##### Records for the exercise #####

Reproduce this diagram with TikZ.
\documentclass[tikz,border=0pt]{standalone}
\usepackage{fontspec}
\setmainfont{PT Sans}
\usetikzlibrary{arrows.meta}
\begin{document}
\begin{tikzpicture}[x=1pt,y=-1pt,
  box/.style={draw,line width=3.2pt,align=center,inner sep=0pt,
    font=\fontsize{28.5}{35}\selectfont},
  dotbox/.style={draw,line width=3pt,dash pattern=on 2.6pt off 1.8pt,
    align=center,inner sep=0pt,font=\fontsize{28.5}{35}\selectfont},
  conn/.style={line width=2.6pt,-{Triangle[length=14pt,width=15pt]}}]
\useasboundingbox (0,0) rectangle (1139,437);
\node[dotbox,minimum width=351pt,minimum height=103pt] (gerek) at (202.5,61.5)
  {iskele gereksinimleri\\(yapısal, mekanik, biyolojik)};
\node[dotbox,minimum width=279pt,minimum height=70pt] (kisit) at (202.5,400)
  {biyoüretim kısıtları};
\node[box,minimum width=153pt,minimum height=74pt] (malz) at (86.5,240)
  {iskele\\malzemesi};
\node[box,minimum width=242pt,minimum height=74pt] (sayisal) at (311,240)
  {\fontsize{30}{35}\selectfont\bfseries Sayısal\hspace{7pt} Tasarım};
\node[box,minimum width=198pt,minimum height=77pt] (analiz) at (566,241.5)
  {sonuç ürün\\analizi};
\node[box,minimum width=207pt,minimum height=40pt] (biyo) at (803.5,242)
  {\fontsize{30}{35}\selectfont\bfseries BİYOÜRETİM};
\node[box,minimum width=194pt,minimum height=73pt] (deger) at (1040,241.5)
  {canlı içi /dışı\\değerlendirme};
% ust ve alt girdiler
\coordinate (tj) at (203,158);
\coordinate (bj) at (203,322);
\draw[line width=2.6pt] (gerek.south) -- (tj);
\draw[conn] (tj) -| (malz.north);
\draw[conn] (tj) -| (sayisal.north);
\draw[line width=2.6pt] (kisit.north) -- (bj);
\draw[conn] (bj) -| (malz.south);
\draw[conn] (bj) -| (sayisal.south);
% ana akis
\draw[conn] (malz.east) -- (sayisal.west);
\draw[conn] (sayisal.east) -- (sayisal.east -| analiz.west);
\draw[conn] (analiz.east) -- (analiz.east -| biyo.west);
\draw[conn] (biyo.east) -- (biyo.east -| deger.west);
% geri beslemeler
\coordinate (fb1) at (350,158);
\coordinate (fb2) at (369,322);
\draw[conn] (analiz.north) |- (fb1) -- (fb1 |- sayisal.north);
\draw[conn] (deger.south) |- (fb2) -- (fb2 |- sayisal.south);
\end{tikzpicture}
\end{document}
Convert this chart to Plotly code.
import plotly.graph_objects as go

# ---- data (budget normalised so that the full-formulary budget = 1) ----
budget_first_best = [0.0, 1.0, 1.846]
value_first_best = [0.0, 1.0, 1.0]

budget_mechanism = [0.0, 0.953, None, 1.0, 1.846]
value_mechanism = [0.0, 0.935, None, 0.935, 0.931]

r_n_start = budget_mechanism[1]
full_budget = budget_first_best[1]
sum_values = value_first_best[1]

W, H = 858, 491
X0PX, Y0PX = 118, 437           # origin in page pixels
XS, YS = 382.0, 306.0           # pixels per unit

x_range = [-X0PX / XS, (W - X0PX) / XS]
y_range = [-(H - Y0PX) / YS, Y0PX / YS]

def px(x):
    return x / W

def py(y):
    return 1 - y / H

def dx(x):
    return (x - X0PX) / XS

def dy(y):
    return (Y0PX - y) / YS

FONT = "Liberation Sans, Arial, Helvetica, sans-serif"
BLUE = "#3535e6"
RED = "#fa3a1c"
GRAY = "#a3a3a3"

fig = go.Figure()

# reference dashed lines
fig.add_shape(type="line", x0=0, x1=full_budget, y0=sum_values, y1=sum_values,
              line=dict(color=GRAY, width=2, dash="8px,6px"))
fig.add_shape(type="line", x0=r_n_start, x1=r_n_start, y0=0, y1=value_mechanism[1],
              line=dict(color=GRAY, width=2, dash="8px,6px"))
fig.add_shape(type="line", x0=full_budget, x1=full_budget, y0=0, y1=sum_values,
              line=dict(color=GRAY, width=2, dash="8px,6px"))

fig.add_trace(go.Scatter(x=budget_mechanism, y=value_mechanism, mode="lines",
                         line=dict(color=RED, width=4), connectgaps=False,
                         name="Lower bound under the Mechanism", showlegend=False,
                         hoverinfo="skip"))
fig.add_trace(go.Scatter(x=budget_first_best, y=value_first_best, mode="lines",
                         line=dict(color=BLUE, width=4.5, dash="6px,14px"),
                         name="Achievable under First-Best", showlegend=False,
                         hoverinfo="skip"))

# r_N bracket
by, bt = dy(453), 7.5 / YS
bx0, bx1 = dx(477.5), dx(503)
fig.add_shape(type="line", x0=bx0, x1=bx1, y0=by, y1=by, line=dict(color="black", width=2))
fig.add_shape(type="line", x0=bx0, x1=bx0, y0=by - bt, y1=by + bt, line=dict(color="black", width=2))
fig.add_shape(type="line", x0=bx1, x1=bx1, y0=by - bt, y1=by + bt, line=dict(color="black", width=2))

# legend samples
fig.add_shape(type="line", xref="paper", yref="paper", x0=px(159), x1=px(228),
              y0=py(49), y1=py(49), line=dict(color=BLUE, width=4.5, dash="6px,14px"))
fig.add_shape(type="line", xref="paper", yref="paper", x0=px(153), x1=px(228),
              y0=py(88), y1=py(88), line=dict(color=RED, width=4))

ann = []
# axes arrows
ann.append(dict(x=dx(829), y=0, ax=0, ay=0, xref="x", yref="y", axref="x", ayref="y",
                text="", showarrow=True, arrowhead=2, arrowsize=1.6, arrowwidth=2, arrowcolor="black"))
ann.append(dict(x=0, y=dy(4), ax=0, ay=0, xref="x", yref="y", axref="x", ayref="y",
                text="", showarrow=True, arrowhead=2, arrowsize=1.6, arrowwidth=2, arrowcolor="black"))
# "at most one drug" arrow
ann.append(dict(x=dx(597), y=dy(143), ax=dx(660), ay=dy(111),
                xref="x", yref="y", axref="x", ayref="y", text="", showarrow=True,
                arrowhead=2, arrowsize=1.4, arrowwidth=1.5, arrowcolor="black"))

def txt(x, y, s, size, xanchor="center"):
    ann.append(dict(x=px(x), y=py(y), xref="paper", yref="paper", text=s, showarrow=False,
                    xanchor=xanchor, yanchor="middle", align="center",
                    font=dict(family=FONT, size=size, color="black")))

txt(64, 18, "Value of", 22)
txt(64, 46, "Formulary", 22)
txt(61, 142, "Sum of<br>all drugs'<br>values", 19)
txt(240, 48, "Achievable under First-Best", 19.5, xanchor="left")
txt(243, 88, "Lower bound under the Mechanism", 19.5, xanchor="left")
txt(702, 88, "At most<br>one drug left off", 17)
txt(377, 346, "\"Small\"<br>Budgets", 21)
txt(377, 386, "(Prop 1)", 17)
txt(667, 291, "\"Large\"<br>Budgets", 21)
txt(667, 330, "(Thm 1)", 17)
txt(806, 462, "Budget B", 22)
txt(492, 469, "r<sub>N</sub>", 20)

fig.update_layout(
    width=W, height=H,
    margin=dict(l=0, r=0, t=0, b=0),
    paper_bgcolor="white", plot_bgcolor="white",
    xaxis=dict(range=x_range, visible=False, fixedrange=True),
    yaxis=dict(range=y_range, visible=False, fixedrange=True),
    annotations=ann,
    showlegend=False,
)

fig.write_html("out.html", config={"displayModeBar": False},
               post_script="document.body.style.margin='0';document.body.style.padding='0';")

#####

Copy out every line of the material above that mentions the word "this".

◆ **Reply**:
Reproduce this diagram with TikZ.
Convert this chart to Plotly code.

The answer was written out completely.